--- Begin DATA ---

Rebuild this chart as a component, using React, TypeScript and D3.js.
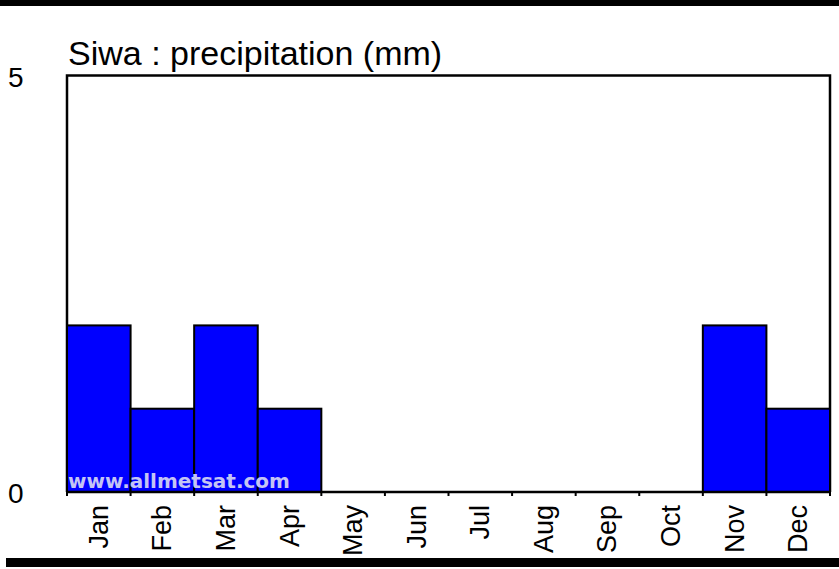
import React from "react";
import * as d3 from "d3";

const months = ["Jan", "Feb", "Mar", "Apr", "May", "Jun", "Jul", "Aug", "Sep", "Oct", "Nov", "Dec"];
const precipitation = [2, 1, 2, 1, 0, 0, 0, 0, 0, 0, 2, 1];
const yTicks = [0, 5];
const title = "Siwa : precipitation (mm)";
const watermark = "www.allmetsat.com";

const W = 839;
const H = 569;
const left = 67;
const right = 830;
const top = 75.5;
const bottom = 492;

export default function App() {
  const x = d3.scaleBand<string>().domain(months).range([left, right]).padding(0);
  const y = d3.scaleLinear().domain([0, 5]).range([bottom, top]);
  const font = "'Liberation Sans', Arial, sans-serif";
  const boundaries = months.map((m) => x(m) as number).concat([right]);

  return (
    <svg
      width={W}
      height={H}
      viewBox={`0 0 ${W} ${H}`}
      style={{ position: "absolute", left: 0, top: 0, background: "#fff" }}
    >
      <rect x={0} y={0} width={W} height={6} fill="#000" />
      <rect x={6} y={558} width={W - 6} height={9} fill="#000" />

      <text x={68} y={65} fontFamily={font} fontSize={34} fill="#000">
        {title}
      </text>

      {/* frame */}
      <path
        d={`M${left},${bottom}V${top}H${right}V${bottom}`}
        fill="none"
        stroke="#000"
        strokeWidth={2.5}
      />

      {/* bars */}
      {precipitation.map((v, i) =>
        v > 0 ? (
          <rect
            key={months[i]}
            x={x(months[i]) as number}
            y={y(v)}
            width={x.bandwidth()}
            height={y(0) - y(v)}
            fill="#0000ff"
            stroke="#000"
            strokeWidth={2}
          />
        ) : null
      )}

      {/* x axis line and ticks */}
      <line x1={left} x2={right} y1={bottom} y2={bottom} stroke="#000" strokeWidth={2.5} />
      {boundaries.map((bx, i) => (
        <line key={i} x1={bx} x2={bx} y1={bottom} y2={bottom + 4} stroke="#000" strokeWidth={2} />
      ))}

      {/* y tick labels */}
      {yTicks.map((t) => (
        <text key={t} x={8} y={y(t) + 11} fontFamily={font} fontSize={28} fill="#000">
          {t}
        </text>
      ))}

      {/* month labels */}
      {months.map((m) => {
        const cx = (x(m) as number) + x.bandwidth() / 2;
        const ty = 505;
        return (
          <text
            key={m}
            transform={`translate(${cx + 9},${ty}) rotate(-90)`}
            textAnchor="end"
            fontFamily={font}
            fontSize={27}
            fill="#000"
          >
            {m}
          </text>
        );
      })}

      {/* watermark */}
      <text
        x={68}
        y={488}
        fontFamily="'DejaVu Sans', sans-serif"
        fontSize={20}
        fontWeight="bold"
        fill="#c4c4f4"
      >
        {watermark}
      </text>
    </svg>
  );
}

--- End DATA ---

#### WRITTEN EXERCISE:
Set down the material above as is, without any pictures.

#### ANSWER TO THIS TASK:
Rebuild this chart as a component, using React, TypeScript and D3.js.
import React from "react";
import * as d3 from "d3";

const months = ["Jan", "Feb", "Mar", "Apr", "May", "Jun", "Jul", "Aug", "Sep", "Oct", "Nov", "Dec"];
const precipitation = [2, 1, 2, 1, 0, 0, 0, 0, 0, 0, 2, 1];
const yTicks = [0, 5];
const title = "Siwa : precipitation (mm)";
const watermark = "www.allmetsat.com";

const W = 839;
const H = 569;
const left = 67;
const right = 830;
const top = 75.5;
const bottom = 492;

export default function App() {
  const x = d3.scaleBand<string>().domain(months).range([left, right]).padding(0);
  const y = d3.scaleLinear().domain([0, 5]).range([bottom, top]);
  const font = "'Liberation Sans', Arial, sans-serif";
  const boundaries = months.map((m) => x(m) as number).concat([right]);

  return (
    <svg
      width={W}
      height={H}
      viewBox={`0 0 ${W} ${H}`}
      style={{ position: "absolute", left: 0, top: 0, background: "#fff" }}
    >
      <rect x={0} y={0} width={W} height={6} fill="#000" />
      <rect x={6} y={558} width={W - 6} height={9} fill="#000" />

      <text x={68} y={65} fontFamily={font} fontSize={34} fill="#000">
        {title}
      </text>

      {/* frame */}
      <path
        d={`M${left},${bottom}V${top}H${right}V${bottom}`}
        fill="none"
        stroke="#000"
        strokeWidth={2.5}
      />

      {/* bars */}
      {precipitation.map((v, i) =>
        v > 0 ? (
          <rect
            key={months[i]}
            x={x(months[i]) as number}
            y={y(v)}
            width={x.bandwidth()}
            height={y(0) - y(v)}
            fill="#0000ff"
            stroke="#000"
            strokeWidth={2}
          />
        ) : null
      )}

      {/* x axis line and ticks */}
      <line x1={left} x2={right} y1={bottom} y2={bottom} stroke="#000" strokeWidth={2.5} />
      {boundaries.map((bx, i) => (
        <line key={i} x1={bx} x2={bx} y1={bottom} y2={bottom + 4} stroke="#000" strokeWidth={2} />
      ))}

      {/* y tick labels */}
      {yTicks.map((t) => (
        <text key={t} x={8} y={y(t) + 11} fontFamily={font} fontSize={28} fill="#000">
          {t}
        </text>
      ))}

      {/* month labels */}
      {months.map((m) => {
        const cx = (x(m) as number) + x.bandwidth() / 2;
        const ty = 505;
        return (
          <text
            key={m}
            transform={`translate(${cx + 9},${ty}) rotate(-90)`}
            textAnchor="end"
            fontFamily={font}
            fontSize={27}
            fill="#000"
          >
            {m}
          </text>
        );
      })}

      {/* watermark */}
      <text
        x={68}
        y={488}
        fontFamily="'DejaVu Sans', sans-serif"
        fontSize={20}
        fontWeight="bold"
        fill="#c4c4f4"
      >
        {watermark}
      </text>
    </svg>
  );
}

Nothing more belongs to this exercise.